Dieser Teil im Umgang mit Pferden wird oft nicht verstanden. Aber es ist genau der Teil, der die Disziplin eines Pferdes enorm fördern kann. Damit man das Timing überhaupt vom Prinzip her versteht, sei hier folgendes Beispiel erwähnt: Ein Westernreiter versucht sein Pferd auf der Hinterhand zu drehen oder nur zu wenden und gibt jedoch die völlig falschen Hilfen. Das Pferd dreht nun nicht wie vorgesehen. Verärgert greift der Reiter zur Peitsche! Zwischen der falschen Drehung und der Aktion mit der Peitsche ist eine geraume Zeit verstrichen, zumindest mehr als 0,3 Sekunden, Reaktionszeit eines Pferdes. Da ein Pferd nicht wirklich weiss, was Gut und Böse, Richtig und Falsch ist, wird es kaum die Einwirkung der Peitsche verstehen, die zeitlich viel zu spät eingesetzt wurde, gemessen an der Drehung. Die Folge ist ein verängstlgtes Pferd, wann immer „gedreht“ werden soll. Timing ist nun wirklich punktgenau in die Handlungen des Pferdes eingreifen, sodass es die Aktion des Reiters mit seiner Handlung assoziieren kann.
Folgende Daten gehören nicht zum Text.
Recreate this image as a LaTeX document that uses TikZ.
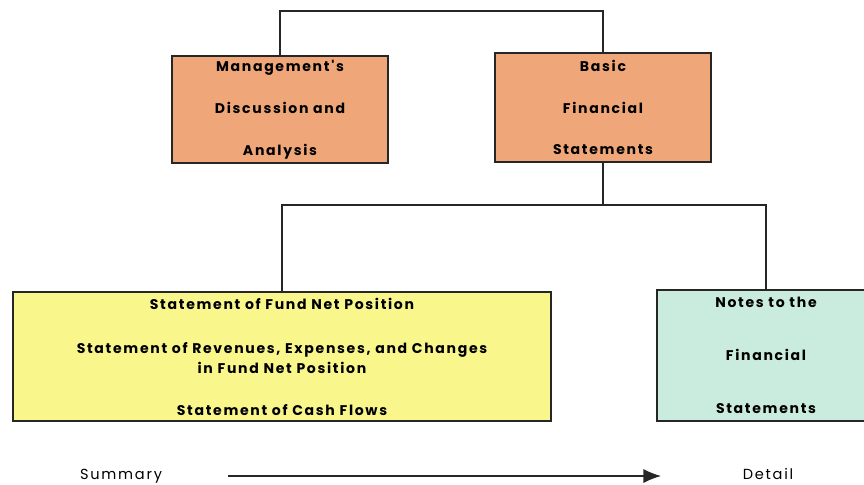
\documentclass[tikz,border=0pt]{standalone}
\usepackage{fontspec}
\setmainfont{Poppins}
\newfontfamily\boxfont{Poppins}[LetterSpace=12]
\usepackage{tikz}
\usetikzlibrary{arrows.meta}
\definecolor{mdaorange}{RGB}{239,166,120}
\definecolor{stmtyellow}{RGB}{249,246,140}
\definecolor{notesgreen}{RGB}{201,236,222}

\begin{document}
\begin{tikzpicture}[x=0.02cm, y=-0.02cm, >={Latex[length=10pt,width=8pt]},
                    box/.style={draw=black!85, line width=1.2pt, align=center, inner sep=0pt,
                                font=\boxfont\bfseries\fontsize{8}{11}\selectfont},
                    link/.style={draw=black!85, line width=1.2pt},
                    endlabel/.style={font=\boxfont\fontsize{8.3}{10}\selectfont}]
  \useasboundingbox (0,0) rectangle (864,484);
  \node[box, fill=mdaorange, minimum width=4.32cm, minimum height=2.14cm] (mda) at (280,109.5)
    {Management's\\[12.8pt]Discussion and\\[12.8pt]Analysis};
  \node[box, fill=mdaorange, minimum width=4.32cm, minimum height=2.18cm] (bfs) at (603,107.5)
    {Basic\\[12.8pt]Financial\\[12.8pt]Statements};
  \node[box, fill=stmtyellow, minimum width=10.76cm, minimum height=2.58cm] (stmts) at (282,356.5)
    {Statement of Fund Net Position\\[14.5pt]Statement of Revenues, Expenses, and Changes\\in Fund Net Position\\[12.8pt]Statement of Cash Flows};
  \node[box, fill=notesgreen, minimum width=4.36cm, minimum height=2.62cm] (notes) at (766,355.5)
    {Notes to the\\[19pt]Financial\\[19pt]Statements};
  \draw[link] (mda.north) -- ++(0,-44) -| (bfs.north);
  \coordinate (split) at (603,205);
  \draw[link] (bfs.south) -- (split);
  \draw[link] (split) -| (stmts.north);
  \draw[link] (split) -| (notes.north);
  \node[endlabel] (summary) at (121,476) {Summary};
  \node[endlabel] (detail) at (768,474) {Detail};
  \coordinate (from) at (228,476);
  \coordinate (to) at (661,476);
  \draw[->, line width=0.7pt, black!85] (from) -- (to);
\end{tikzpicture}
\end{document}
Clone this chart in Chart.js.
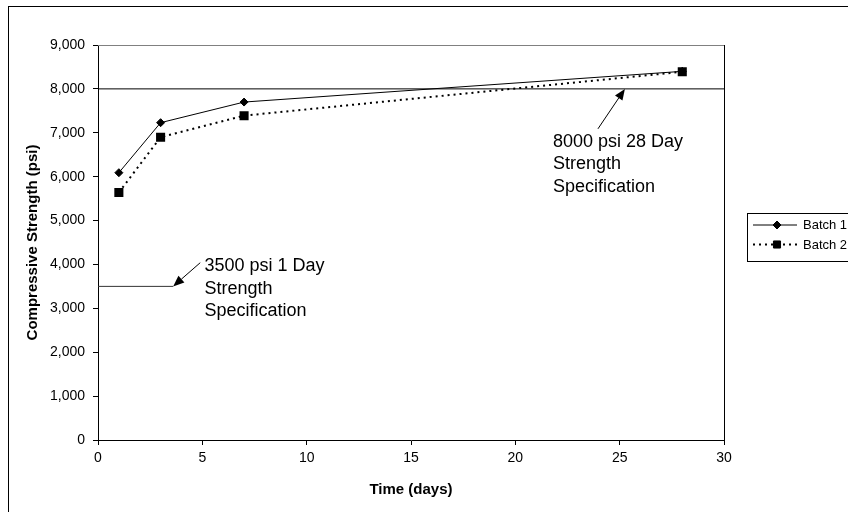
<!DOCTYPE html>
<html>
<head>
<meta charset="utf-8">
<script src="https://cdn.jsdelivr.net/npm/chart.js@4/dist/chart.umd.min.js"></script>
<style>
  html, body { margin: 0; padding: 0; background: #fff; }
  #wrap { width: 848px; height: 512px; position: relative; }
</style>
</head>
<body>
<div id="wrap"><canvas id="c" width="848" height="512"></canvas></div>
<script>
// ---- Data ----
const days = [1, 3, 7, 28];
const batch1 = [6090, 7230, 7700, 8400];
const batch2 = [5640, 6900, 7390, 8390];
const seriesNames = ['Batch 1', 'Batch 2'];
const xTicks = [0, 5, 10, 15, 20, 25, 30];
const yTicks = [0, 1000, 2000, 3000, 4000, 5000, 6000, 7000, 8000, 9000];
const spec1DayX = [0, 3.6];
const spec1DayY = [3500, 3500];
const spec28DayX = [0, 30];
const spec28DayY = [8000, 8000];
const spec1DayText = ['3500 psi 1 Day', 'Strength', 'Specification'];
const spec28DayText = ['8000 psi 28 Day', 'Strength', 'Specification'];

const FONT = "'Liberation Sans', Arial, sans-serif";

function pts(xs, ys) { return xs.map((x, i) => ({ x: x, y: ys[i] })); }

// annotation anchors (data coordinates)
const annotations = [
  { lines: spec1DayText, textX: 5.1, textY: 3960, tail: [4.9, 4040], tip: [3.6, 3500] },
  { lines: spec28DayText, textX: 21.8, textY: 6790, tail: [23.96, 7090], tip: [25.25, 8000] }
];

function drawArrow(ctx, x1, y1, x2, y2) {
  const ang = Math.atan2(y2 - y1, x2 - x1);
  const len = 11, half = 4.5;
  const bx = x2 - len * Math.cos(ang), by = y2 - len * Math.sin(ang);
  ctx.beginPath();
  ctx.moveTo(x1, y1);
  ctx.lineTo(bx, by);
  ctx.strokeStyle = '#000';
  ctx.lineWidth = 1;
  ctx.stroke();
  ctx.beginPath();
  ctx.moveTo(x2, y2);
  ctx.lineTo(bx + half * Math.sin(ang), by - half * Math.cos(ang));
  ctx.lineTo(bx - half * Math.sin(ang), by + half * Math.cos(ang));
  ctx.closePath();
  ctx.fillStyle = '#000';
  ctx.fill();
}

const decor = {
  id: 'decor',
  beforeDraw(chart) {
    const ctx = chart.ctx;
    ctx.save();
    ctx.fillStyle = '#fff';
    ctx.fillRect(0, 0, chart.width, chart.height);
    // outer chart border
    ctx.strokeStyle = '#000';
    ctx.lineWidth = 1;
    ctx.strokeRect(8.5, 6.5, chart.width + 20, chart.height + 20);
    ctx.restore();
  },
  afterDatasetsDraw(chart) {
    const ctx = chart.ctx;
    const a = chart.chartArea;
    const xs = chart.scales.x, ys = chart.scales.y;
    ctx.save();
    // plot area border (top, right)
    ctx.lineWidth = 1;
    ctx.strokeStyle = '#808080';
    ctx.beginPath();
    ctx.moveTo(a.left, Math.round(a.top) + 0.5);
    ctx.lineTo(a.right, Math.round(a.top) + 0.5);
    ctx.stroke();
    ctx.strokeStyle = '#000';
    ctx.beginPath();
    ctx.moveTo(Math.round(a.right) + 0.5, a.top);
    ctx.lineTo(Math.round(a.right) + 0.5, a.bottom);
    ctx.stroke();

    // annotations
    ctx.font = '18px ' + FONT;
    ctx.fillStyle = '#000';
    ctx.textAlign = 'left';
    ctx.textBaseline = 'middle';
    annotations.forEach(an => {
      const tx = xs.getPixelForValue(an.textX);
      const ty = ys.getPixelForValue(an.textY);
      an.lines.forEach((l, i) => ctx.fillText(l, tx, ty + i * 22.5));
      drawArrow(ctx, xs.getPixelForValue(an.tail[0]), ys.getPixelForValue(an.tail[1]),
                xs.getPixelForValue(an.tip[0]), ys.getPixelForValue(an.tip[1]));
    });

    // legend
    const lx = 747.5, ly = 213.5, lh = 48;
    ctx.strokeStyle = '#000';
    ctx.lineWidth = 1;
    ctx.strokeRect(lx, ly, 200, lh);
    ctx.font = '13px ' + FONT;
    ctx.textBaseline = 'middle';
    [0, 1].forEach(i => {
      const ds = chart.data.datasets[i];
      const y = 225 + i * 19.5;
      ctx.save();
      ctx.strokeStyle = ds.borderColor;
      ctx.lineWidth = ds.borderWidth;
      ctx.setLineDash(ds.borderDash || []);
      ctx.beginPath();
      ctx.moveTo(753, y);
      ctx.lineTo(797, y);
      ctx.stroke();
      ctx.restore();
      Chart.helpers.drawPoint(ctx, {
        pointStyle: ds.pointStyle, radius: ds.pointRadius, borderWidth: 1, rotation: 0
      }, 777, y);
      ctx.fillStyle = '#000';
      ctx.fillText(ds.label, 803, y + 0.5);
    });
    ctx.restore();
  }
};

new Chart(document.getElementById('c'), {
  type: 'scatter',
  data: {
    datasets: [
      {
        label: seriesNames[0], data: pts(days, batch1), showLine: true,
        borderColor: '#000', backgroundColor: '#000', borderWidth: 1,
        pointStyle: 'rectRot', pointRadius: 4, pointBackgroundColor: '#000', pointBorderColor: '#000'
      },
      {
        label: seriesNames[1], data: pts(days, batch2), showLine: true,
        borderColor: '#000', backgroundColor: '#000', borderWidth: 2, borderDash: [2, 4],
        pointStyle: 'rect', pointRadius: 5, pointBackgroundColor: '#000', pointBorderColor: '#000'
      },
      {
        label: 'spec1', data: pts(spec1DayX, spec1DayY), showLine: true,
        borderColor: '#333', borderWidth: 1, pointRadius: 0
      },
      {
        label: 'spec28', data: pts(spec28DayX, spec28DayY), showLine: true,
        borderColor: '#000', borderWidth: 1, pointRadius: 0
      }
    ]
  },
  options: {
    responsive: false,
    animation: false,
    layout: { padding: { top: 45, right: 124, left: 0, bottom: 0 } },
    plugins: { legend: { display: false }, tooltip: { enabled: false } },
    scales: {
      x: {
        type: 'linear', min: 0, max: 30,
        afterFit(s) { s.height = 72; },
        afterBuildTicks(s) { s.ticks = xTicks.map(v => ({ value: v })); },
        grid: { drawOnChartArea: false, drawTicks: true, tickLength: 5, color: '#000' },
        border: { color: '#000', width: 1 },
        ticks: { color: '#000', padding: 5, font: { family: FONT, size: 14 }, maxRotation: 0 },
        title: { display: true, text: 'Time (days)', color: '#000',
                 font: { family: FONT, size: 15, weight: 'bold' }, padding: { top: 0, bottom: 13 } }
      },
      y: {
        type: 'linear', min: 0, max: 9000,
        afterFit(s) { s.width = 98; },
        afterBuildTicks(s) { s.ticks = yTicks.map(v => ({ value: v })); },
        grid: { drawOnChartArea: false, drawTicks: true, tickLength: 5, color: '#000' },
        border: { color: '#000', width: 1 },
        ticks: { color: '#000', padding: 8, font: { family: FONT, size: 14 },
                 callback: v => v.toLocaleString('en-US') },
        title: { display: true, text: 'Compressive Strength (psi)', color: '#000',
                 font: { family: FONT, size: 15, weight: 'bold' }, padding: { top: 24, bottom: 0 } }
      }
    }
  },
  plugins: [decor]
});
</script>
</body>
</html>
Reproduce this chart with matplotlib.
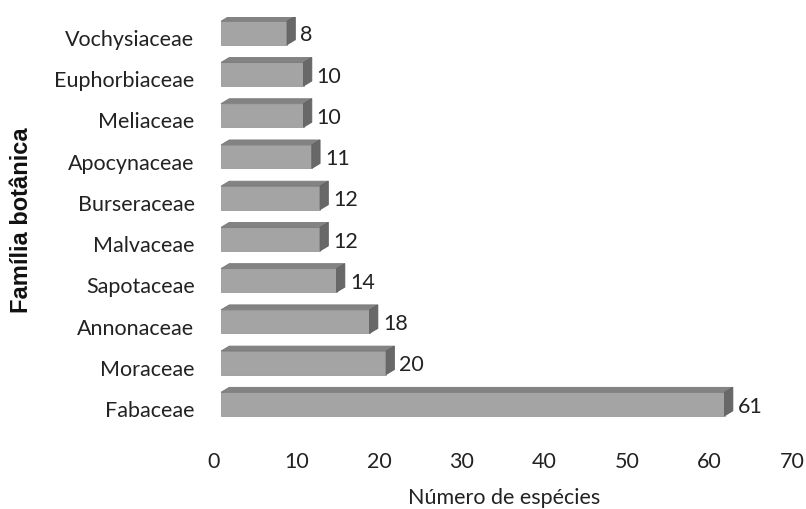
import matplotlib.pyplot as plt
from matplotlib.patches import Polygon

familias = ['Fabaceae', 'Moraceae', 'Annonaceae', 'Sapotaceae', 'Malvaceae',
            'Burseraceae', 'Apocynaceae', 'Meliaceae', 'Euphorbiaceae', 'Vochysiaceae']
especies = [61, 20, 18, 14, 12, 12, 11, 10, 10, 8]

plt.rcParams['font.family'] = ['Lato', 'DejaVu Sans']

fig = plt.figure(figsize=(8.06, 5.09), dpi=100)
ax = fig.add_axes([0.2655, 0.156, 0.717, 0.81])

x0 = 0.85     # inicio da face frontal
h = 0.57      # altura da barra
yc = 0.12     # deslocamento vertical da barra em relacao ao rotulo
dx, dy = 1.0, 0.12  # profundidade do efeito 3D
fs = 15.5

for i, v in enumerate(especies):
    y = i + yc - h / 2
    # face frontal
    ax.add_patch(Polygon([(x0, y), (x0 + v, y), (x0 + v, y + h), (x0, y + h)],
                         closed=True, facecolor='#a4a4a4', edgecolor='#9a9a9a', lw=0.6))
    # topo
    ax.add_patch(Polygon([(x0, y + h), (x0 + v, y + h), (x0 + v + dx, y + h + dy), (x0 + dx, y + h + dy)],
                         closed=True, facecolor='#838383', edgecolor='#7a7a7a', lw=0.6))
    # lateral
    ax.add_patch(Polygon([(x0 + v, y), (x0 + v + dx, y + dy), (x0 + v + dx, y + h + dy), (x0 + v, y + h)],
                         closed=True, facecolor='#686868', edgecolor='#606060', lw=0.6))
    ax.text(x0 + v + dx + 0.6, i + yc - 0.06, str(v), ha='left', va='center', fontsize=fs, color='#222222')

ax.set_xlim(0, 70)
ax.set_ylim(-0.5, 9.5)
ax.set_xticks(range(0, 71, 10))
ax.set_yticks(range(len(familias)))
ax.set_yticklabels(familias)
ax.tick_params(axis='both', length=0, labelsize=fs, labelcolor='#222222')
ax.tick_params(axis='x', pad=16)
ax.tick_params(axis='y', pad=14)
for s in ax.spines.values():
    s.set_visible(False)

fig.text(0.625, 0.022, 'Número de espécies', ha='center', va='center',
         fontsize=fs, color='#222222')
fig.text(0.027, 0.568, 'Família botânica', rotation=90, ha='center', va='center',
         fontsize=17, fontweight='bold', color='#111111', family='Liberation Sans')

fig.savefig('out.png', dpi=100)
Und sei es nur eine Streicheleinheit im richtigen Zeitpunkt. Da Pferde untereinander in dieser kurzen, direkten Zeitspanne kommunizieren, ist es für den Reiter unerlässlich, sich ebenfalls in dieses Schema einzureihen. Dann wird der Mensch als Herdentier anerkannt, dem man sich gerne angliedert und die Disziplin, auch in gegenseitiger Hinsicht, wird dadurch um ein Vielfaches besser.